--- BEGIN Source data ---

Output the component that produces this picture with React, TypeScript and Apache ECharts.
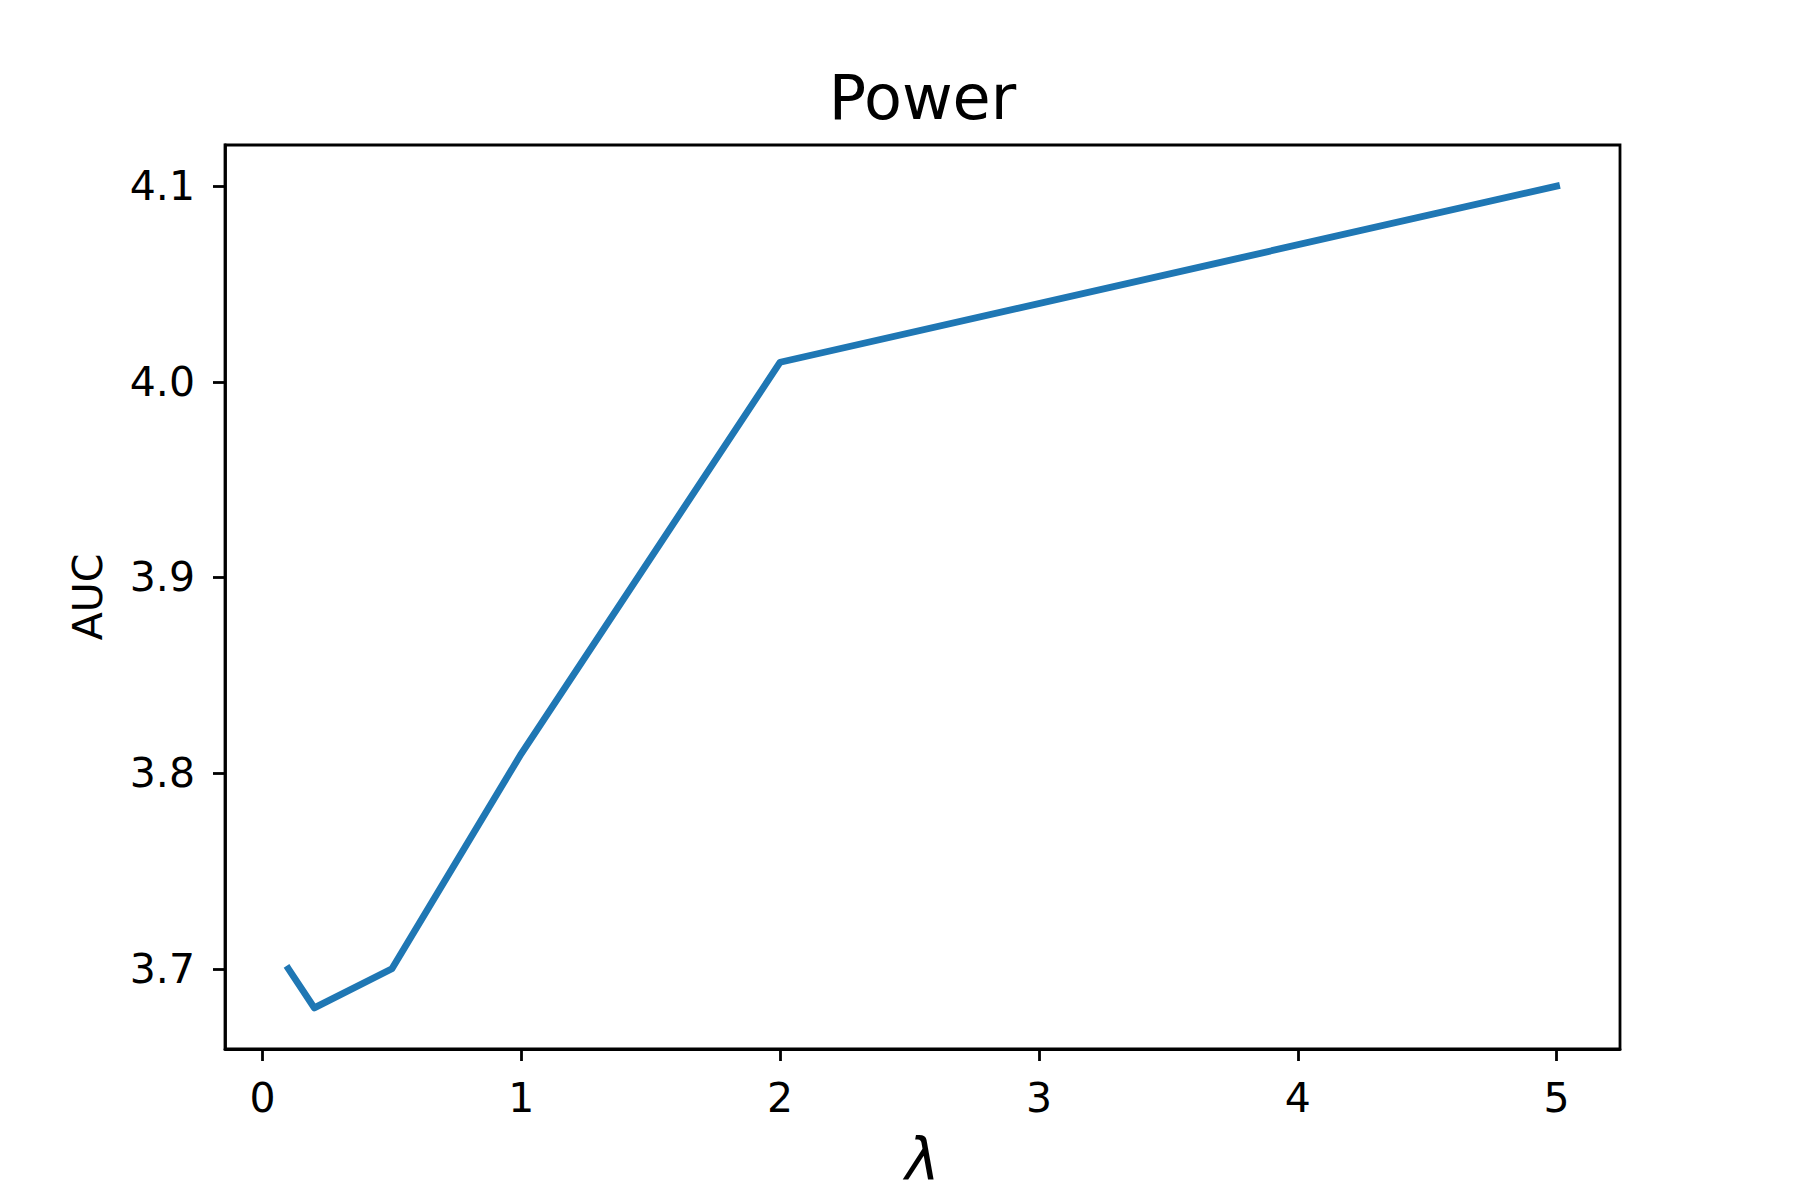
import React, { useEffect, useRef } from "react";
import * as echarts from "echarts";

const lambdas = [0.1, 0.2, 0.5, 1, 2, 5];
const aucValues = [3.7, 3.68, 3.7, 3.81, 4.01, 4.1];
const xTicks = [0, 1, 2, 3, 4, 5];
const yTicks = [3.7, 3.8, 3.9, 4.0, 4.1];
const titleText = "Power";
const xLabel = "λ";
const yLabel = "AUC";

const FONT = "'DejaVu Sans', sans-serif";

export default function App() {
  const ref = useRef<HTMLDivElement>(null);
  useEffect(() => {
    if (!ref.current) return;
    const chart = echarts.init(ref.current, null, { renderer: "svg" });
    const gridLeft = 225;
    const gridTop = 145;
    const gridW = 1395;
    const gridH = 904;
    chart.setOption({
      animation: false,
      backgroundColor: "#fff",
      grid: {
        left: gridLeft,
        top: gridTop,
        width: gridW,
        height: gridH,
        show: true,
        borderColor: "#000",
        borderWidth: 2.8,
        backgroundColor: "transparent",
      },
      xAxis: {
        type: "value",
        min: -0.145,
        max: 5.245,
        splitLine: { show: false },
        axisLine: { onZero: false, lineStyle: { color: "#000", width: 2.8 } },
        axisTick: {
          show: true,
          length: 12,
          lineStyle: { color: "#000", width: 2.8 },
          customValues: xTicks,
        },
        axisLabel: {
          customValues: xTicks,
          margin: 28,
          color: "#000",
          fontSize: 41,
          fontFamily: FONT,
          formatter: (v: number) => String(v),
        },
      },
      yAxis: {
        type: "value",
        min: 3.659,
        max: 4.121,
        splitLine: { show: false },
        axisLine: { show: true, onZero: false, lineStyle: { color: "#000", width: 2.8 } },
        axisTick: {
          show: true,
          length: 12,
          lineStyle: { color: "#000", width: 2.8 },
          customValues: yTicks,
        },
        axisLabel: {
          customValues: yTicks,
          margin: 30,
          color: "#000",
          fontSize: 41,
          fontFamily: FONT,
          formatter: (v: number) => v.toFixed(1),
        },
      },
      graphic: [
        {
          type: "text",
          x: gridLeft + gridW / 2,
          y: 97,
          style: {
            text: titleText,
            font: `62px ${FONT}`,
            fill: "#000",
            textAlign: "center",
            textVerticalAlign: "middle",
            align: "center",
            verticalAlign: "middle",
          },
        },
        {
          type: "text",
          x: gridLeft + gridW / 2,
          y: 1160,
          style: {
            text: xLabel,
            font: `italic 58px ${FONT}`,
            fill: "#000",
            textAlign: "center",
            textVerticalAlign: "middle",
            align: "center",
            verticalAlign: "middle",
          },
        },
        {
          type: "text",
          x: 88,
          y: gridTop + gridH / 2,
          rotation: Math.PI / 2,
          style: {
            text: yLabel,
            font: `41px ${FONT}`,
            fill: "#000",
            textAlign: "center",
            textVerticalAlign: "middle",
            align: "center",
            verticalAlign: "middle",
          },
        },
      ],
      series: [
        {
          type: "line",
          data: lambdas.map((x, i) => [x, aucValues[i]]),
          symbol: "none",
          lineStyle: { color: "#1f77b4", width: 6.8, cap: "square", join: "round" },
          itemStyle: { color: "#1f77b4" },
          z: 3,
        },
      ],
    });
    return () => chart.dispose();
  }, []);
  return (
    <div
      ref={ref}
      style={{ position: "absolute", left: 0, top: 0, width: 1800, height: 1200 }}
    />
  );
}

--- END Source data ---

[Task to carry out] Your task is to repeat the material above exactly, without its pictures.

[The answer]
Output the component that produces this picture with React, TypeScript and Apache ECharts.
import React, { useEffect, useRef } from "react";
import * as echarts from "echarts";

const lambdas = [0.1, 0.2, 0.5, 1, 2, 5];
const aucValues = [3.7, 3.68, 3.7, 3.81, 4.01, 4.1];
const xTicks = [0, 1, 2, 3, 4, 5];
const yTicks = [3.7, 3.8, 3.9, 4.0, 4.1];
const titleText = "Power";
const xLabel = "λ";
const yLabel = "AUC";

const FONT = "'DejaVu Sans', sans-serif";

export default function App() {
  const ref = useRef<HTMLDivElement>(null);
  useEffect(() => {
    if (!ref.current) return;
    const chart = echarts.init(ref.current, null, { renderer: "svg" });
    const gridLeft = 225;
    const gridTop = 145;
    const gridW = 1395;
    const gridH = 904;
    chart.setOption({
      animation: false,
      backgroundColor: "#fff",
      grid: {
        left: gridLeft,
        top: gridTop,
        width: gridW,
        height: gridH,
        show: true,
        borderColor: "#000",
        borderWidth: 2.8,
        backgroundColor: "transparent",
      },
      xAxis: {
        type: "value",
        min: -0.145,
        max: 5.245,
        splitLine: { show: false },
        axisLine: { onZero: false, lineStyle: { color: "#000", width: 2.8 } },
        axisTick: {
          show: true,
          length: 12,
          lineStyle: { color: "#000", width: 2.8 },
          customValues: xTicks,
        },
        axisLabel: {
          customValues: xTicks,
          margin: 28,
          color: "#000",
          fontSize: 41,
          fontFamily: FONT,
          formatter: (v: number) => String(v),
        },
      },
      yAxis: {
        type: "value",
        min: 3.659,
        max: 4.121,
        splitLine: { show: false },
        axisLine: { show: true, onZero: false, lineStyle: { color: "#000", width: 2.8 } },
        axisTick: {
          show: true,
          length: 12,
          lineStyle: { color: "#000", width: 2.8 },
          customValues: yTicks,
        },
        axisLabel: {
          customValues: yTicks,
          margin: 30,
          color: "#000",
          fontSize: 41,
          fontFamily: FONT,
          formatter: (v: number) => v.toFixed(1),
        },
      },
      graphic: [
        {
          type: "text",
          x: gridLeft + gridW / 2,
          y: 97,
          style: {
            text: titleText,
            font: `62px ${FONT}`,
            fill: "#000",
            textAlign: "center",
            textVerticalAlign: "middle",
            align: "center",
            verticalAlign: "middle",
          },
        },
        {
          type: "text",
          x: gridLeft + gridW / 2,
          y: 1160,
          style: {
            text: xLabel,
            font: `italic 58px ${FONT}`,
            fill: "#000",
            textAlign: "center",
            textVerticalAlign: "middle",
            align: "center",
            verticalAlign: "middle",
          },
        },
        {
          type: "text",
          x: 88,
          y: gridTop + gridH / 2,
          rotation: Math.PI / 2,
          style: {
            text: yLabel,
            font: `41px ${FONT}`,
            fill: "#000",
            textAlign: "center",
            textVerticalAlign: "middle",
            align: "center",
            verticalAlign: "middle",
          },
        },
      ],
      series: [
        {
          type: "line",
          data: lambdas.map((x, i) => [x, aucValues[i]]),
          symbol: "none",
          lineStyle: { color: "#1f77b4", width: 6.8, cap: "square", join: "round" },
          itemStyle: { color: "#1f77b4" },
          z: 3,
        },
      ],
    });
    return () => chart.dispose();
  }, []);
  return (
    <div
      ref={ref}
      style={{ position: "absolute", left: 0, top: 0, width: 1800, height: 1200 }}
    />
  );
}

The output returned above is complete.